If you are building a broader automation standard, read Playwright Upgrade Checklist for QA Teams for the base validation model. For agent-style evidence, read AI Browser Agent Evidence Checklist for QA Teams. If your team is collecting skills instead of one-off prompts, read QA Agent Skill Library: Reusable Skills Beat Prompts.

Key takeaways

The QASkills Playwright upgrade checklist is not about making upgrades slow. It is about making upgrade risk visible before it becomes a release blocker.

Playwright upgrades affect browser binaries, CI images, reporters, traces, and helper abstractions.
Use public data from GitHub and npm to understand release activity, but trust your own retry and failure trends for local decisions.
A useful QASkills workflow outputs commands, evidence, pass or block decisions, and rollback steps.
CI should archive traces, screenshots, videos, and HTML reports for every upgrade branch.
SDETs who own evidence-driven framework upgrades build stronger career stories than testers who only run scripts.

FAQ

How often should a team upgrade Playwright?

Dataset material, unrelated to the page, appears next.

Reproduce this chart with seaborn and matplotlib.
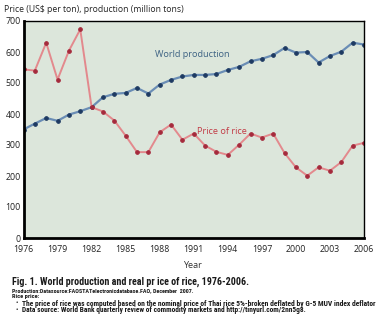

For most active teams, monthly or quarterly is better than waiting six months. The longer you wait, the harder it becomes to separate framework changes from application changes. If your product is regulated or release-heavy, use a monthly review and a quarterly upgrade window.

Should the QASkills Playwright upgrade checklist run the full regression suite?

Not first. Start with install checks, smoke tests, critical flows, and artifact validation. If that passes, run the broader regression. This keeps the first signal fast and saves CI minutes.

Can the same workflow work for Selenium?

Yes, with edits. Selenium has different drivers, bindings, and grid concerns, but the evidence model is similar: version diff, environment, browser matrix, artifacts, failure list, and rollback plan.

What is the biggest mistake during Playwright upgrades?

The biggest mistake is validating only on a developer laptop. The real system is CI plus Docker plus browser binaries plus reports plus team conventions. Validate that system, not just the package version.

Where does QASkills fit?

QASkills turns the upgrade checklist into a reusable workflow. That means the next engineer does not start from a blank document. They run the skill, follow the commands, attach evidence, and make a decision the team can review.